Jayme Cramer

Personal information
- Full name: Jayme Oliver Cramer
- National team: United States
- Born: January 20, 1983 (age 43) Falls Church, Virginia, U.S.

Sport
- Sport: Swimming
- Strokes: Freestyle, Backstroke
- College team: Stanford University

Medal record
Men's swimming
Representing the United States
World Championships (LC)
| Gold medal – first place | 2005 Montreal | 4×200 m freestyle |
| Gold medal – first place | 2007 Melbourne | 4×200 m freestyle |
World Championships (SC)
| Silver medal – second place | 2006 Shanghai | 4×100 m medley |
| Bronze medal – third place | 2006 Shanghai | 100 m butterfly |
| Bronze medal – third place | 2006 Shanghai | 4×200 m freestyle |
Pan American Games
| Bronze medal – third place | 2003 Santo Domingo | 100 m backstroke |

= Jayme Cramer =

American competition swimmer

Jayme Oliver Cramer (born January 20, 1983) is an American competition swimmer who specializes in backstroke and butterfly events. He has represented the United States as a member of the national swim team in the FINA world championships and the Pan American Games.
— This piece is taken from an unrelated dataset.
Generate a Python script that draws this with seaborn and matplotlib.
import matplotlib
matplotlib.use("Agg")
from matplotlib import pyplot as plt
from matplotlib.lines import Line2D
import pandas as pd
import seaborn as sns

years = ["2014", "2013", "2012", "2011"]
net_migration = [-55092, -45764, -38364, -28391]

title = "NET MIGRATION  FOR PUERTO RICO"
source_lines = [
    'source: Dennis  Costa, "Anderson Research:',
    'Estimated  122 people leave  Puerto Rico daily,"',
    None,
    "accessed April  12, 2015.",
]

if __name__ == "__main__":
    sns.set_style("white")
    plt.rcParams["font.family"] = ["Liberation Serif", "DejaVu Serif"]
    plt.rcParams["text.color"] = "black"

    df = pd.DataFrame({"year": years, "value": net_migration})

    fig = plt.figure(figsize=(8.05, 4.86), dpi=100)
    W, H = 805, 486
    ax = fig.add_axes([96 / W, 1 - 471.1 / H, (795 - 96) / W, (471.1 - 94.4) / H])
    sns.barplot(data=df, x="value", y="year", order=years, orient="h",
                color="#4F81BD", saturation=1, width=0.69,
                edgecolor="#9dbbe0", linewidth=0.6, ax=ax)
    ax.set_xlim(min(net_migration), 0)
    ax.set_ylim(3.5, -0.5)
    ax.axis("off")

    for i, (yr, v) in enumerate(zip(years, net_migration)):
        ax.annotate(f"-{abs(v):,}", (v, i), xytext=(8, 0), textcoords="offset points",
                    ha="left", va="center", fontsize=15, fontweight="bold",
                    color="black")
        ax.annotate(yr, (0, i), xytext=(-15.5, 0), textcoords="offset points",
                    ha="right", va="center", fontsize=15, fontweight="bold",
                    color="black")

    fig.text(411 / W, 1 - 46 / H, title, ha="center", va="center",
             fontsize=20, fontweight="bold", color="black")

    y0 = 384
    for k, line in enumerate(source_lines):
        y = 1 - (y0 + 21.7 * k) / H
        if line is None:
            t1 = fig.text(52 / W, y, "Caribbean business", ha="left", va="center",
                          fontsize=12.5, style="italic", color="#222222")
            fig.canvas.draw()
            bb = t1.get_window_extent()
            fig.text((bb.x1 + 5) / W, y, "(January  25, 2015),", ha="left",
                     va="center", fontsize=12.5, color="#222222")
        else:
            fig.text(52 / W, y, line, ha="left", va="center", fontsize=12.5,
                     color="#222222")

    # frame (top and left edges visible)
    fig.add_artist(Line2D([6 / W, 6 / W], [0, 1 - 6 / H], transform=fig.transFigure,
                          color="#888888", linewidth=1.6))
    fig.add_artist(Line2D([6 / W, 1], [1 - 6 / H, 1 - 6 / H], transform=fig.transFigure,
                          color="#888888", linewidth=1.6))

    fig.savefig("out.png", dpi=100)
Cramer won the bronze medal in the men's 100-meter backstroke at the 2003 Pan American Games in Santo Domingo, Dominican Republic. Two years later, at the 2005 World Aquatics Championships (long-course) in Montreal, Quebec, he won gold medals in the 4×200-meter freestyle and 4×200-meter freestyle. At the 2006 short-course world championships in Shanghai, China, he won a silver medal in the 4x100-meter medley relay, and bronze medals in the 4x200-meter freestyle relay and 100-meter butterfly.

He is a 2001 graduate of St. Xavier High School in Cincinnati, Ohio.

Cramer now resides in Louisiana with his family, where he is the CFO and Head Coach for Crawfish Aquatics.